A public schoolboy who attacked two sleeping students and a teacher with hammers at Blundells School in Devon can now be named as 17-year-old schoolboy Thomas Wei Huang after an order preventing his identification was lifted by a judge.
Huang was convicted on three counts of attempted murder in June after he attacked the two students in their sleep with a hammer at Blundells School in Tiverton, Devon. At Exeter Crown Court last month, the teen was detained for life with a minimum of 12 years after being found guilty of attempted murder.
The trial at Exeter Crown Court heard him claim he was sleepwalking when a school housemaster said he was set upon by the teen. Henry Roffe-Silvester said he was asleep in his quarters on June 9 when he was awoken by noises from the boarding house - where students stay during term time - and went to investigate, but was set upon by the teenager, who was wearing just his boxer shorts.
The two-month trial heard that he was "on a mission" to protect himself from a zombie apocalypse when he carried out the attack.
The court heard that the teen had armed himself with three claw hammers and waited for the two boys to be asleep before attacking them. The two pupils were asleep in cabin-style beds in one of the co-ed school's boarding houses when the defendant climbed up and attacked them just before 1am. Mr Roffe-Silvester went to investigate, and upon entering the bedroom, where the attack happened, he spotted a silhouetted figure standing in the room.
The figure then turned toward him and repeatedly struck him over the head with a hammer. The two boys attacked by the teen suffered skull fractures, injuries to their ribs, spleens, a punctured lung and internal bleeding. Mr Roffe-Silvester suffered six blows to his head.
The court heard that another student fleeing his bedroom had heard shouting and swearing and called 999, believing an intruder had broken into the boarding quarters. The two boys were discovered in their beds a few minutes later. The two boys are living with the "long-term consequences" of the attack but have no memory of the incident.

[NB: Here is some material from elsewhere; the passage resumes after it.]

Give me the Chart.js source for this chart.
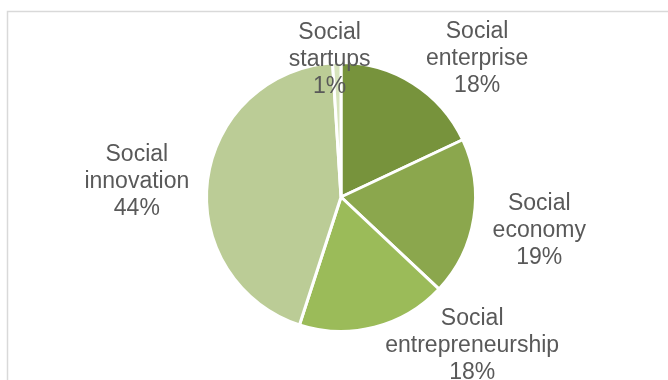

The teenager has accepted carrying out the attacks but told the jury he had no recollection of them taking place, claiming to have fallen asleep on the evening of June 8 and awaking to see the blood-covered room. He told the court: “I remember being in the room. The room was covered in blood. What I could see was blood. I didn’t hear anything. I remember walking out to the corridor.”
One expert called at trial, Dr John O’Reilly, said he did not believe the boy was asleep because a sleepwalker does not initiate violence because it is triggered by noise or touch. Giving evidence, the boy said he kept two hammers by his bed “for protection” from the “zombie apocalypse”.
During proceedings, Huang said: “I feel very terribly sorry for all three individuals because of what I did to them. I feel very sorry for everyone, the families and themselves.”
Speaking after the sentencing, Detective Inspector Dave Egan said: “This was an unprovoked attack on two schoolboys as they slept in their beds. The assaults were both brutal and savage and I have no doubt that his intent was to kill. Our detectives worked tirelessly to prove that the offender had indeed been fully conscious when committing this horrendous attack, which had been months in the planning.”